The PJD accuses opponents of fabricating these scandals, hinting at its fierce rival, the modernist Party for Authenticity and Modernity (PAM), which was founded by a current advisor to King Mohammed VI.
So far, 30 parties compete for the 395 seats of the parliament, but the real dual seems to be between the PAM and the PJD. This de facto polarisation of Morocco’s political scene between the two titans signals the demise of traditionalist parties which have been deemed pro-establishment. The Istiqlal party, the oldest in the country, seems to be outperformed by the PJD and the PAM, which so-far have projected powerful electoral campaigns.
The traditional socialist and leftist parties of the USFP and the PPS are on an uphill battle as they struggle to restore their credibility, largely lost due to their participation in previous governments without making a difference on the ground. The USFP’s decision to opt out of a government coalition with the PJD in order to back its voter base and reconnect with its ideological referential by refraining from forming a government with a party it deems too traditionalist did not pay off.

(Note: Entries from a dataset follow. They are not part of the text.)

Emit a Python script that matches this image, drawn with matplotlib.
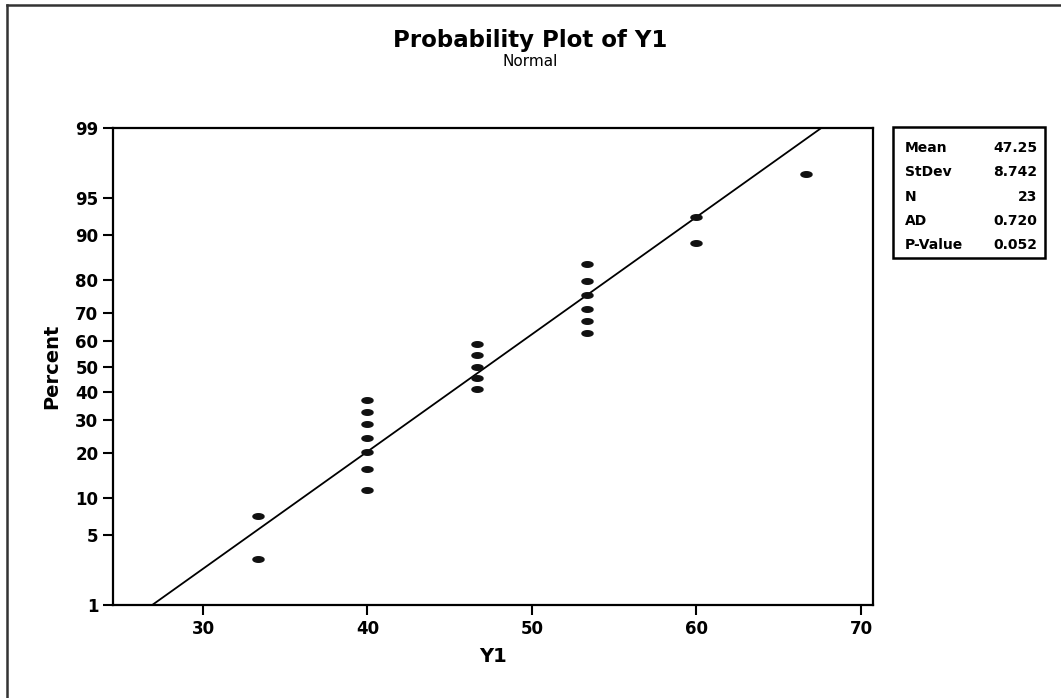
from statistics import NormalDist

import matplotlib
matplotlib.use('Agg')
import matplotlib.pyplot as plt
from matplotlib.patches import Rectangle
from matplotlib.path import Path
import numpy as np


# sample values and their plotted percent (median ranks)
Y1 = [33.33, 33.33,
      40.0, 40.0, 40.0, 40.0, 40.0, 40.0, 40.0,
      46.67, 46.67, 46.67, 46.67, 46.67,
      53.33, 53.33, 53.33, 53.33, 53.33, 53.33,
      60.0, 60.0,
      66.67]
PERCENT = [3.0, 7.3,
           11.5, 15.8, 20.1, 24.4, 28.6, 32.9, 37.2,
           41.5, 45.7, 50.0, 54.3, 58.5,
           62.8, 67.1, 71.4, 75.6, 79.9, 84.2,
           88.5, 92.7,
           97.0]

MEAN = 47.25
STDEV = 8.742
STAT_NAMES = ['Mean', 'StDev', 'N', 'AD', 'P-Value']
STAT_VALUES = ['47.25', '8.742', '23', '0.720', '0.052']

Y_TICKS = [1, 5, 10, 20, 30, 40, 50, 60, 70, 80, 90, 95, 99]
X_TICKS = [30, 40, 50, 60, 70]

W, H = 1061, 698
norm = NormalDist()


def z(p):
    return norm.inv_cdf(p / 100.0)


def main():
    fig = plt.figure(figsize=(W / 100, H / 100), dpi=100)
    ax = fig.add_axes([113 / W, 1 - 605 / H, (873 - 113) / W, (605 - 128) / H])

    # flat oval marker like the scanned Minitab symbols
    t = np.linspace(0, 2 * np.pi, 40)
    oval = Path(np.column_stack([np.cos(t) * 2.0, np.sin(t)]))

    zs = [z(p) for p in PERCENT]
    ax.plot(Y1, zs, linestyle='none', marker=oval, markersize=8,
            color='#111111', zorder=3)

    # fitted normal line between 1% and 99%
    line_p = np.array([1, 99])
    line_z = [z(p) for p in line_p]
    line_x = [MEAN + zz * STDEV for zz in line_z]
    ax.plot(line_x, line_z, color='black', linewidth=1.3, zorder=2)

    ax.set_xlim(24.53, 70.73)
    ax.set_ylim(z(1), z(99))
    ax.set_xticks(X_TICKS)
    ax.set_yticks([z(p) for p in Y_TICKS])
    ax.set_yticklabels([str(p) for p in Y_TICKS])
    ax.tick_params(direction='out', length=7, width=1.5, labelsize=12)
    for lbl in ax.get_xticklabels() + ax.get_yticklabels():
        lbl.set_fontweight('bold')
    for spine in ax.spines.values():
        spine.set_linewidth(1.6)

    fig.text(530 / W, 1 - 40 / H, 'Probability Plot of Y1', ha='center', va='center',
             fontsize=16.5, fontweight='bold')
    fig.text(530 / W, 1 - 62 / H, 'Normal', ha='center', va='center', fontsize=11)
    fig.text(493 / W, 1 - 657 / H, 'Y1', ha='center', va='center',
             fontsize=14, fontweight='bold')
    fig.text(52 / W, 1 - 366 / H, 'Percent', ha='center', va='center',
             fontsize=14, fontweight='bold', rotation=90)

    # stats box
    fig.patches.append(Rectangle((893 / W, 1 - 258 / H), (1045 - 893) / W, (258 - 127) / H,
                                 transform=fig.transFigure, fill=False,
                                 edgecolor='black', linewidth=1.8))
    for i, (name, val) in enumerate(zip(STAT_NAMES, STAT_VALUES)):
        y = 1 - (148 + i * 24.3) / H
        fig.text(905 / W, y, name, ha='left', va='center', fontsize=10, fontweight='bold')
        fig.text(1037 / W, y, val, ha='right', va='center', fontsize=10, fontweight='bold')

    # page border (left and top edges of the scan)
    fig.add_artist(plt.Line2D([7 / W, 7 / W], [0, 1 - 5 / H], transform=fig.transFigure,
                              color='#333333', linewidth=1.8))
    fig.add_artist(plt.Line2D([7 / W, 1], [1 - 5 / H, 1 - 5 / H], transform=fig.transFigure,
                              color='#333333', linewidth=1.8))

    fig.savefig('out.png', dpi=100)
    plt.close(fig)


if __name__ == '__main__':
    main()
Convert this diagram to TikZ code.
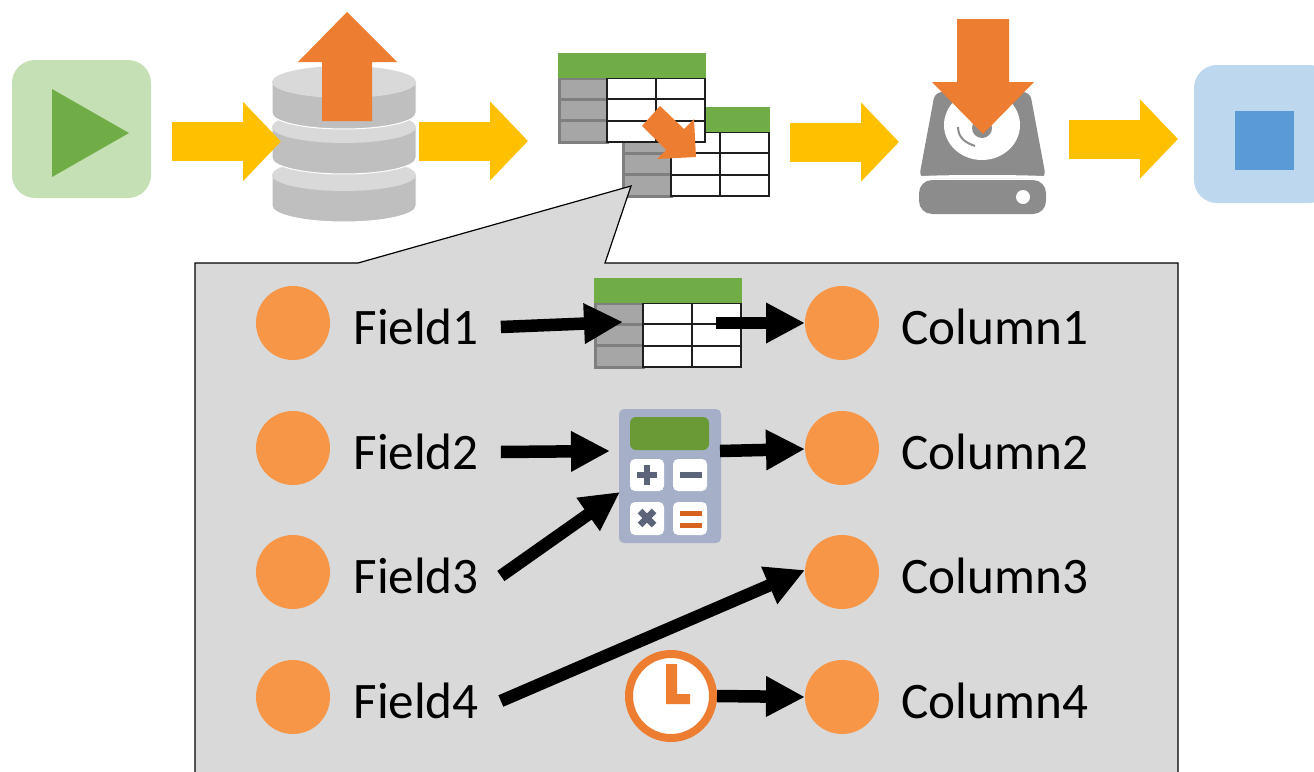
\documentclass[tikz,border=0pt]{standalone}
\usepackage{fontspec}
\setmainfont{Carlito}
\usetikzlibrary{arrows.meta}
\definecolor{oarrow}{HTML}{ED7D31}
\definecolor{ydk}{HTML}{FFC000}
\definecolor{grn}{HTML}{70AD47}
\definecolor{dot}{HTML}{F79646}
\definecolor{panel}{HTML}{D9D9D9}
\definecolor{dbbody}{HTML}{BFBFBF}
\definecolor{hdd}{HTML}{8C8C8C}
\definecolor{keyg}{HTML}{5B6478}
\definecolor{startfill}{HTML}{C5E0B4}
\definecolor{stopfill}{HTML}{BDD7EE}
\definecolor{stopmark}{HTML}{5B9BD5}
\definecolor{calcbody}{HTML}{A5B0C8}
\definecolor{calcscreen}{HTML}{6A9A35}
\definecolor{calceq}{HTML}{D6621E}
\definecolor{rowgray}{HTML}{A6A6A6}
\definecolor{rowline}{HTML}{7F7F7F}
\newcommand{\cyl}[2]{% centre x, top y
  \fill[dbbody,draw=white,line width=1pt] (#1-72,#2) -- (#1-72,#2+31) arc[start angle=180,end angle=360,x radius=72pt,y radius=16pt] -- (#1+72,#2) arc[start angle=0,end angle=180,x radius=72pt,y radius=16pt] -- cycle;
  \fill[panel] (#1,#2) ellipse[x radius=72pt,y radius=16pt];
}
\newcommand{\minitable}[2]{% x,y offset
  \begin{scope}[shift={(#1,#2)}]
    \filldraw[fill=rowgray,draw=rowline,line width=3pt] (559.5,78) rectangle (607,142);
    \draw[rowline,line width=3pt] (559,99) -- (607,99) (559,120.5) -- (607,120.5);
    \filldraw[fill=white,draw=black!88,line width=2pt] (607,78) rectangle (704.5,142);
    \draw[black!88,line width=2pt] (656,78) -- (656,142) (607,99) -- (704.5,99) (607,120.5) -- (704.5,120.5);
    \fill[grn] (558,53) rectangle (705.5,78);
  \end{scope}
}
\tikzset{
  yarrow/.style={draw=ydk,line width=39pt,-{Triangle[length=38pt,width=77pt]}},
  karrow/.style={draw=black,line width=12.5pt,-{Triangle[length=39pt,width=38pt]}},
  dotnode/.style={circle,fill=dot,minimum size=74pt,inner sep=0pt,outer sep=0pt},
  label/.style={anchor=west,inner sep=0pt,outer sep=0pt,text height=34pt,text depth=0pt,font=\fontsize{51.2pt}{51.2pt}\selectfont},
  slot/.style={rectangle,inner sep=0pt,outer sep=0pt,minimum width=#1},
  panelbox/.style={rectangle,rounded corners=23pt,minimum width=139pt,minimum height=138pt,inner sep=0pt,outer sep=0pt},
  orange/.style={fill=oarrow},
  key/.style={fill=white,rounded corners=5pt},
  glyph/.style={draw=keyg,line width=6.5pt},
}
\begin{document}
\begin{tikzpicture}[x=1pt,y=-1pt]
\useasboundingbox (0,0) rectangle (1314,771);
% start
\node[panelbox,fill=startfill] (start) at (81.5,129) {};
\fill[grn] (52,89) -- (129,133) -- (52,177) -- cycle;
% stop
\node[panelbox,fill=stopfill] (stop) at (1263.5,134) {};
\fill[stopmark] (1235,111) rectangle (1294,170);
% database
\cyl{344}{175}
\cyl{344}{127}
\cyl{344}{82}
\node[slot=144pt,minimum height=157pt] (db) at (344,143.5) {};
% tables
\minitable{64}{54}
\minitable{0}{0}
\node[slot=211pt,minimum height=143pt] (tables) at (663.5,124.5) {};
\fill[orange] (660,106) -- (642,126) -- (666,150) -- (657,159) -- (696,157) -- (694,119) -- (684,129) -- cycle;
% hdd
\fill[hdd,rounded corners=7pt] (919,178) -- (935,92) -- (1030,92) -- (1046,178) -- cycle;
\fill[white] (982,125) ellipse[x radius=38pt,y radius=35pt];
\fill[hdd] (982,128) circle[radius=10pt];
\draw[hdd,line width=2pt] (958,127) .. controls (958,138) and (966,143) .. (975,146);
\draw[white,line width=3pt] (916,178) .. controls (935,176) and (1030,176) .. (1049,178);
\fill[hdd,rounded corners=13pt] (919,180) rectangle (1046,214);
\fill[white] (1023,197) circle[radius=7pt];
\node[slot=127pt,minimum height=122pt] (drive) at (982.5,153) {};
% yellow arrows
\draw[yarrow] ([shift={(21,12.5)}]start.east) -- ([shift={(9,-2)}]db.west);
\draw[yarrow] ([shift={(3,-2.5)}]db.east) -- ([shift={(-30,16.5)}]tables.west);
\draw[yarrow] ([shift={(21,17.5)}]tables.east) -- ([shift={(-20,-11)}]drive.west);
\draw[yarrow] ([shift={(23,-14)}]drive.east) -- ([shift={(-16,5)}]stop.west);
% orange up and down
\fill[orange] (347,12) -- (397,62) -- (372,62) -- (372,121) -- (322,121) -- (322,62) -- (298,62) -- cycle;
\fill[orange] (957,19) -- (1009,19) -- (1009,82) -- (1034,82) -- (983,134) -- (932,82) -- (957,82) -- cycle;
% callout
\filldraw[fill=panel,draw=black,line width=1.2pt] (195,780) -- (195,263) -- (358,263) -- (631,186) -- (605,263) -- (1178,263) -- (1178,780);
% dots and labels
\foreach \n/\y in {1/323,2/448,3/572,4/697}{
  \node[dotnode] (a\n) at (293,\y) {};
  \node[dotnode] (c\n) at (842,\y) {};
  \node[label] (f\n) at (353.5,\y+4) {Field\n};
  \node[label] (l\n) at (901.5,\y+4) {Column\n};
}
% icons
\minitable{36}{225}
\node[slot=148pt,minimum height=90pt] (tbl) at (668,323) {};
\fill[calcbody,rounded corners=5pt] (619,409) rectangle (721,543);
\fill[calcscreen,rounded corners=6pt] (630,417) rectangle (709,450);
\fill[key] (630,459) rectangle (664,491);
\fill[key] (673,459) rectangle (707,491);
\fill[key] (630,502) rectangle (664,535);
\fill[key] (673,502) rectangle (707,535);
\draw[glyph] (637,475) -- (657,475) (647,465) -- (647,485);
\draw[glyph] (680,475) -- (702,475);
\draw[glyph] (640,511) -- (654,525) (654,511) -- (640,525);
\draw[calceq,line width=5pt] (680,513) -- (702,513) (680,525) -- (702,525);
\node[slot=102pt,minimum height=134pt] (calc) at (670,476) {};
% black arrows
\draw[karrow] ([xshift=22pt]f1.east) -- ([shift={(29,-1)}]tbl.west);
\draw[karrow] ([xshift=-26pt]tbl.east) -- (c1.west);
\draw[karrow] ([xshift=22pt]f2.east) -- ([shift={(-9,-25)}]calc.west);
\draw[karrow] ([shift={(-1,-25)}]calc.east) -- ([shift={(0,1)}]c2.west);
\draw[karrow] ([xshift=22pt]f3.east) -- ([shift={(1,16)}]calc.west);
\draw[karrow] ([xshift=22pt]f4.east) -- ([shift={(0,-2)}]c3.west);
\node[circle,draw=oarrow,fill=white,line width=8pt,minimum size=84pt,inner sep=0pt,outer sep=0pt] (clock) at (671,696) {};
\draw[karrow] (clock.east) ++(4,0) -- (c4.west);
\fill[orange] (666,664) -- (677,664) -- (677,694) -- (690,694) -- (690,704) -- (666,704) -- cycle;
\end{tikzpicture}
\end{document}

The Democratic Left Federation (FGD), a coalition of three far left-wing parties – the Socialist Democratic Vanguard Party, the National Ittihadi Congress Party, and the Unified Socialist Party (PSU) – is building momentum to form a left-wing political force.
The FGD seems to have more chances in winning the votes of the disenchanted and outspoken protesters of the current state of affairs in the Moroccan political, economic and social landscape. The coalition led by a female icon, Nabila Mounib, carries a voice of hope for women and modernist forces in urban areas who are disappointed with mainstream socialist parties such as the PPS and the USFP.
Pro-establishment centrist parties, which almost share the same program such as the Popular Movement (MP), the National Rally for Independents (RNI), the Constitutional Union (UC) and other like-minded parties are into business as usual by relying on the influence and charisma of notables in rural areas.
The elections on October the 7th will be a landmark event that will put Morocco on a path of modernist-Islamist polarization with strong prospects for the emergence of new political powers such as the extreme left thus breaking away with old mainstream parties, which are on the demise.